There’s not much to say about this one other than I got teary just looking at the trailer, and the movie will likely be no different. The incredible man the film is based on, Louis Zamperini, just passed away, so this movie is bound to make people even more emotional than expected. Hopefully newbie director Angelina Jolie can snag her first Best Director nomination. (A screenplay written by the Coen brothers couldn’t hurt.)
If you don’t like musicals you probably won’t like this. If you don’t like musicals I probably don’t like you. Director Rob Marshall’s record with theatrical musicals include one major hit (Chicago) and one major slip (Nine), so it would seem that he’s due for a knock out. The killer cast and promising content only has us wishing that the movie lives up to our expectations. But, as the musical tells us, be careful what you (I) wish for.
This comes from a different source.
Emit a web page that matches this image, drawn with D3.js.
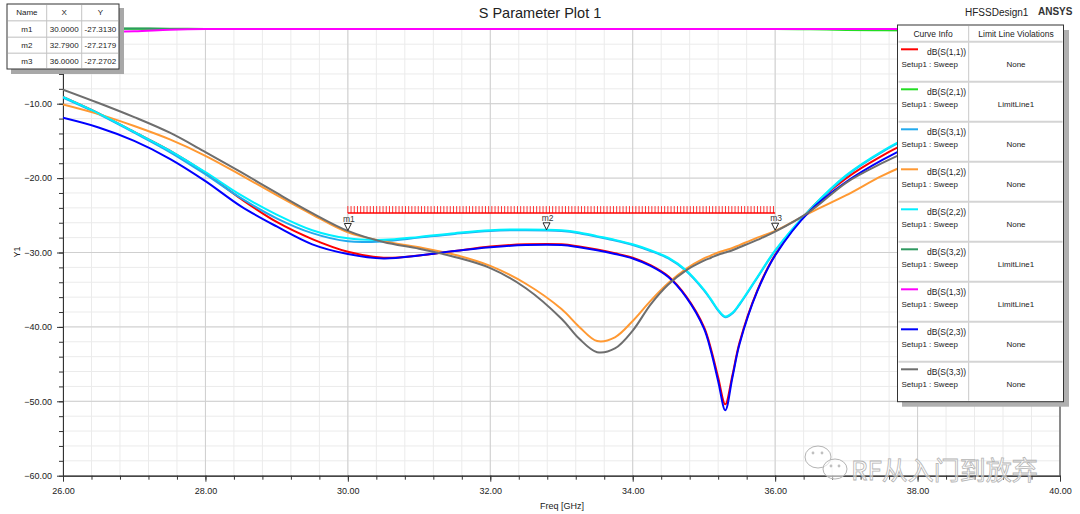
<!DOCTYPE html>
<html>
<head>
<meta charset="utf-8">
<script src="https://cdn.jsdelivr.net/npm/d3@7"></script>
<style>
  body { margin: 0; background: #fff; }
  text { font-family: "Liberation Sans", Arial, sans-serif; }
</style>
</head>
<body>
<svg id="chart" width="1080" height="514"></svg>
<script>
// frequency points (GHz), denser around the resonances
const freq = [26, 26.5, 27, 27.5, 28, 28.5, 29, 29.5, 30, 30.5, 31, 31.5, 32, 32.5, 33, 33.25, 33.5, 33.75,
  34, 34.25, 34.5, 34.75, 35, 35.1, 35.2, 35.3, 35.4, 35.5, 35.75, 36, 36.5, 37, 37.5, 38, 38.5, 39, 39.5, 40];

// dB values
const s11 = [-9.1, -11.3, -13.8, -16.3, -19.3, -22.8, -25.9, -28.2, -29.9, -30.7, -30.4, -29.8, -29.2, -28.9, -28.9, -29.2, -29.6, -30.1,
  -30.7, -31.7, -33.2, -35.9, -40.0, -43.0, -46.8, -50.4, -46.5, -42.1, -35.1, -30.3, -24.1, -20.0, -17.0, -14.6, -12.6, -10.9, -9.5, -8.3];
const s21 = [0.08, 0.08, 0.08, 0.08, 0.05, 0.05, 0.05, 0.05, 0.05, 0.05, 0.05, 0.05, 0.05, 0.05, 0.05, 0.05, 0.05, 0.05,
  0.05, 0.05, 0.05, 0.05, 0.05, 0.05, 0.05, 0.05, 0.05, 0.05, 0.05, 0.04, 0.0, -0.10, -0.14, -0.16, -0.16, -0.14, -0.12, -0.10];
const s31 = [-9.2, -11.4, -13.9, -16.5, -19.5, -22.7, -25.4, -27.4, -28.5, -28.5, -28.0, -27.5, -27.1, -27.0, -27.1, -27.4, -27.9, -28.4,
  -29.0, -29.8, -30.8, -32.5, -35.1, -36.4, -37.8, -38.7, -38.2, -37.0, -33.4, -29.8, -24.2, -19.7, -16.5, -14.0, -11.9, -10.1, -8.6, -7.4];
const s12 = [-10.1, -11.4, -13.0, -14.8, -17.0, -19.6, -22.3, -24.9, -27.3, -28.5, -29.3, -30.3, -31.8, -34.2, -37.6, -40.0, -41.9, -41.4,
  -39.2, -36.5, -34.1, -32.2, -30.8, -30.4, -30.0, -29.7, -29.4, -29.0, -28.0, -27.1, -24.6, -22.3, -19.7, -17.6, -15.8, -14.2, -12.8, -11.6];
const s22 = [-9.1, -11.3, -13.8, -16.3, -19.2, -22.3, -24.9, -27.0, -28.1, -28.3, -27.9, -27.4, -27.0, -26.9, -27.0, -27.3, -27.8, -28.3,
  -28.9, -29.7, -30.7, -32.4, -35.0, -36.3, -37.7, -38.6, -38.1, -36.9, -33.3, -29.7, -24.1, -19.6, -16.4, -13.9, -11.8, -10.0, -8.5, -7.3];
const s32 = [0.12, 0.12, 0.12, 0.05, 0.05, 0.05, 0.05, 0.05, 0.05, 0.05, 0.05, 0.05, 0.05, 0.05, 0.05, 0.05, 0.05, 0.05,
  0.05, 0.05, 0.05, 0.05, 0.05, 0.05, 0.05, 0.05, 0.05, 0.05, 0.05, 0.05, 0.05, 0.05, 0.05, 0.05, 0.05, 0.05, 0.05, 0.05];
const s13 = [-0.35, -0.30, -0.25, -0.05, 0.05, 0.05, 0.05, 0.05, 0.05, 0.05, 0.05, 0.05, 0.05, 0.05, 0.05, 0.05, 0.05, 0.05,
  0.05, 0.05, 0.05, 0.05, 0.05, 0.05, 0.05, 0.05, 0.05, 0.05, 0.05, 0.05, 0.05, 0.05, 0.05, 0.05, 0.05, 0.05, 0.05, 0.05];
const s23 = [-11.9, -13.2, -15.0, -17.4, -20.4, -23.8, -26.5, -28.9, -30.2, -30.8, -30.4, -29.8, -29.3, -29.0, -29.0, -29.3, -29.7, -30.2,
  -30.8, -31.8, -33.3, -36.0, -40.2, -43.3, -47.3, -51.2, -46.8, -42.3, -35.2, -30.4, -24.3, -20.5, -17.6, -15.2, -13.3, -11.6, -10.2, -9.0];
const s33 = [-8.1, -9.9, -11.8, -13.9, -16.5, -19.2, -22.0, -24.7, -27.1, -28.6, -29.5, -30.6, -32.1, -34.8, -38.9, -41.6, -43.4, -42.9,
  -40.5, -37.0, -34.3, -32.4, -31.1, -30.7, -30.3, -30.0, -29.7, -29.3, -28.3, -27.2, -24.4, -20.6, -18.0, -15.8, -13.9, -12.2, -10.8, -9.6];

const curveNames = ["dB(S(1,1))", "dB(S(2,1))", "dB(S(3,1))", "dB(S(1,2))", "dB(S(2,2))", "dB(S(3,2))", "dB(S(1,3))", "dB(S(2,3))", "dB(S(3,3))"];
const curveColors = ["#ff0000", "#22dd22", "#22aaee", "#ff9933", "#00f0ff", "#2e9960", "#ff00ff", "#0000ff", "#6e6e6e"];
const violations = ["None", "LimitLine1", "None", "None", "None", "LimitLine1", "LimitLine1", "None", "None"];
const curves = [s11, s21, s31, s12, s22, s32, s13, s23, s33];

const markerNames = ["m1", "m2", "m3"];
const markerX = [30.0, 32.79, 36.0];
const markerY = [-27.3130, -27.2179, -27.2702];

const limitX = [30, 36];
const limitY = -24.7;

const xTicks = [26, 28, 30, 32, 34, 36, 38, 40];
const yTicks = [-60, -50, -40, -30, -20, -10, 0];

const svg = d3.select("#chart");
const x = d3.scaleLinear().domain([26, 40]).range([63, 1060]);
const y = d3.scaleLinear().domain([-60, 0]).range([475.7, 29.3]);

// grid
const minorX = d3.range(26, 40.001, 0.4);
const minorY = d3.range(-60, 0.001, 2);
const grid = svg.append("g");
grid.selectAll(".mx").data(minorX).enter().append("line")
  .attr("x1", d => x(d)).attr("x2", d => x(d)).attr("y1", y(0)).attr("y2", y(-60))
  .attr("stroke", "#ebebeb");
grid.selectAll(".my").data(minorY).enter().append("line")
  .attr("x1", x(26)).attr("x2", x(40)).attr("y1", d => y(d)).attr("y2", d => y(d))
  .attr("stroke", "#ebebeb");
grid.selectAll(".Mx").data(xTicks).enter().append("line")
  .attr("x1", d => x(d)).attr("x2", d => x(d)).attr("y1", y(0)).attr("y2", y(-60))
  .attr("stroke", "#cfcfcf");
grid.selectAll(".My").data(yTicks).enter().append("line")
  .attr("x1", x(26)).attr("x2", x(40)).attr("y1", d => y(d)).attr("y2", d => y(d))
  .attr("stroke", "#cfcfcf");

// axes
const fmt = d3.format(".2f");
const xMinor = svg.append("g").attr("transform", `translate(0,${y(-60)})`)
  .call(d3.axisBottom(x).tickValues(minorX).tickSize(4).tickFormat("").tickSizeOuter(0));
const xAxis = svg.append("g").attr("transform", `translate(0,${y(-60)})`)
  .call(d3.axisBottom(x).tickValues(xTicks).tickSize(6).tickFormat(fmt).tickSizeOuter(0));
const yMinor = svg.append("g").attr("transform", `translate(${x(26)},0)`)
  .call(d3.axisLeft(y).tickValues(minorY).tickSize(4).tickFormat("").tickSizeOuter(0));
// the 0.00 label sits under the marker table in the original
const yAxis = svg.append("g").attr("transform", `translate(${x(26)},0)`)
  .call(d3.axisLeft(y).tickValues(yTicks).tickSize(6).tickFormat(d => d === 0 ? "" : fmt(d)).tickSizeOuter(0));
[xMinor, xAxis, yMinor, yAxis].forEach(g => {
  g.selectAll("path,line").attr("stroke", "#333");
  g.selectAll("text").attr("fill", "#222").style("font-size", "9px")
    .style("font-family", '"Liberation Sans", Arial, sans-serif');
});
xAxis.selectAll("text").attr("dy", "1.05em");
yAxis.selectAll("text").attr("dx", "-2");
svg.append("line").attr("x1", x(40)).attr("x2", x(40)).attr("y1", y(0)).attr("y2", y(-60)).attr("stroke", "#333");

// curves
svg.append("clipPath").attr("id", "plotclip").append("rect")
  .attr("x", x(26)).attr("y", 26).attr("width", x(40) - x(26)).attr("height", y(-60) - 26);
const line = d3.line().x((d, i) => x(freq[i])).y(d => y(d)).curve(d3.curveCatmullRom.alpha(0.5));
const plot = svg.append("g").attr("clip-path", "url(#plotclip)");
curves.forEach((c, i) => {
  plot.append("path").attr("d", line(c)).attr("fill", "none")
    .attr("stroke", curveColors[i]).attr("stroke-width", 2);
});

// limit line with hatch
const ly = y(limitY);
const hatch = d3.range(x(limitX[0]), x(limitX[1]) + 0.1, 3.2);
svg.append("g").selectAll("line").data(hatch).enter().append("line")
  .attr("x1", d => d).attr("x2", d => d).attr("y1", ly).attr("y2", ly - 7)
  .attr("stroke", "#ff3333").attr("stroke-width", 1);
svg.append("line").attr("x1", x(limitX[0])).attr("x2", x(limitX[1])).attr("y1", ly).attr("y2", ly)
  .attr("stroke", "#ff0000").attr("stroke-width", 1.5);

// markers
markerNames.forEach((m, i) => {
  const mx = x(markerX[i]), my = y(markerY[i]);
  svg.append("path").attr("d", `M${mx - 3.5},${my - 9}L${mx + 3.5},${my - 9}L${mx},${my - 2}Z`)
    .attr("fill", "#fff").attr("stroke", "#111").attr("stroke-width", 0.9);
  svg.append("text").attr("x", mx + 1).attr("y", my - 11).attr("text-anchor", "middle")
    .style("font-size", "8.5px").attr("fill", "#333").text(m);
});

// titles
svg.append("text").attr("x", 540).attr("y", 18).attr("text-anchor", "middle")
  .style("font-size", "14.5px").attr("fill", "#222").text("S Parameter Plot 1");
svg.append("text").attr("x", 965).attr("y", 16).style("font-size", "10px").attr("fill", "#222").text("HFSSDesign1");
svg.append("text").attr("x", 1038).attr("y", 15).style("font-size", "10px").style("font-weight", "bold")
  .attr("fill", "#333").text("ANSYS");
svg.append("text").attr("x", 540).attr("y", 509).style("font-size", "9px").attr("fill", "#222").text("Freq [GHz]");
svg.append("text").attr("transform", "translate(20,252) rotate(-90)").attr("text-anchor", "middle")
  .style("font-size", "9px").attr("fill", "#222").text("Y1");

// marker table
const tbl = svg.append("g");
tbl.append("rect").attr("x", 11).attr("y", 8).attr("width", 113).attr("height", 66).attr("fill", "#a8a8a8");
tbl.append("rect").attr("x", 7).attr("y", 4).attr("width", 112).attr("height", 65)
  .attr("fill", "#fff").attr("stroke", "#333");
const colX = [7, 46.7, 81.7, 119];
const rowY = [4, 20.7, 37.3, 53.3, 69];
[20.7, 37.3, 53.3].forEach(r => tbl.append("line").attr("x1", 8).attr("x2", 118).attr("y1", r).attr("y2", r)
  .attr("stroke", "#d4d4d4").attr("stroke-width", 1.5));
[46.7, 81.7].forEach(c => tbl.append("line").attr("x1", c).attr("x2", c).attr("y1", 5).attr("y2", 68)
  .attr("stroke", "#c4c4c4"));
const tblRows = [["Name", "X", "Y"]].concat(markerNames.map((m, i) => [m, markerX[i].toFixed(4), markerY[i].toFixed(4)]));
tblRows.forEach((r, ri) => r.forEach((t, ci) => {
  tbl.append("text").attr("x", (colX[ci] + colX[ci + 1]) / 2).attr("y", (rowY[ri] + rowY[ri + 1]) / 2 + 3)
    .attr("text-anchor", "middle").style("font-size", "8px").attr("fill", "#222").text(t);
}));

// legend
const lg = svg.append("g");
const lgTop = 25, rowH = 40, hdrH = 16.7;
lg.append("rect").attr("x", 902).attr("y", lgTop + 5).attr("width", 167).attr("height", hdrH + rowH * 9)
  .attr("fill", "#b0b0b0");
lg.append("rect").attr("x", 897.5).attr("y", lgTop).attr("width", 166).attr("height", hdrH + rowH * 9)
  .attr("fill", "#fff").attr("stroke", "#333");
lg.append("line").attr("x1", 968.7).attr("x2", 968.7).attr("y1", lgTop + 1).attr("y2", lgTop + hdrH + rowH * 9 - 1)
  .attr("stroke", "#c8c8c8");
lg.append("text").attr("x", 933).attr("y", lgTop + 11.5).attr("text-anchor", "middle")
  .style("font-size", "8.5px").attr("fill", "#222").text("Curve Info");
lg.append("text").attr("x", 1016).attr("y", lgTop + 11.5).attr("text-anchor", "middle")
  .style("font-size", "8.5px").attr("fill", "#222").text("Limit Line Violations");
curveNames.forEach((n, i) => {
  const top = lgTop + hdrH + rowH * i;
  lg.append("line").attr("x1", 898.5).attr("x2", 1062.5).attr("y1", top).attr("y2", top)
    .attr("stroke", "#d4d4d4").attr("stroke-width", 2);
  lg.append("line").attr("x1", 901).attr("x2", 918).attr("y1", top + 7.6).attr("y2", top + 7.6)
    .attr("stroke", curveColors[i]).attr("stroke-width", 2);
  lg.append("text").attr("x", 927).attr("y", top + 13).style("font-size", "8.5px").attr("fill", "#222").text(n);
  lg.append("text").attr("x", 901.5).attr("y", top + 25).style("font-size", "8px").attr("fill", "#222").text("Setup1 : Sweep");
  lg.append("text").attr("x", 1016).attr("y", top + 25).attr("text-anchor", "middle")
    .style("font-size", "8px").attr("fill", "#222").text(violations[i]);
});

// watermark
const wm = svg.append("g").attr("fill", "rgba(255,255,255,0.55)").attr("stroke", "#b4b4b4").attr("stroke-width", 1);
wm.append("ellipse").attr("cx", 818).attr("cy", 457).attr("rx", 13).attr("ry", 11);
wm.append("ellipse").attr("cx", 835).attr("cy", 469).attr("rx", 12).attr("ry", 10);
[[813, 453], [822, 453], [831, 466], [839, 466]].forEach(p =>
  wm.append("circle").attr("cx", p[0]).attr("cy", p[1]).attr("r", 1.4).attr("fill", "#c0c0c0").attr("stroke", "none"));
wm.append("text").attr("x", 851).attr("y", 480)
  .style("font-family", '"Noto Sans CJK SC", sans-serif').style("font-size", "26px")
  .attr("stroke-width", 0.8).text("RF从入门到放弃");
</script>
</body>
</html>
It hasn’t been a great year for Clint Eastwood. In fact, it hasn’t been a good couple of years, to be sure. But this film is stacked up to do much better than Jersey Boys, make no mistake. If the Christmas release date didn’t convince you, the buzz around Bradley Cooper definitely should.
Selma (limited release)
This film stars Oprah Winfrey as a civil rights protestor and tells the story of the 1965 march led by Martin Luther King, Jr., played by David Oyelowo. Brad Pitt is backing this one and it was received well at AFI Fest, so it’s sure to be good, even if no one sees the final cut until Christmas.
Still Alice (limited release) in December, theatrical release January 16, 2015
Pretty much the only reason to see this movie is because award shows love Julianne Moore and you should, too. (Also, the Best Actress category is looking pretty weak.)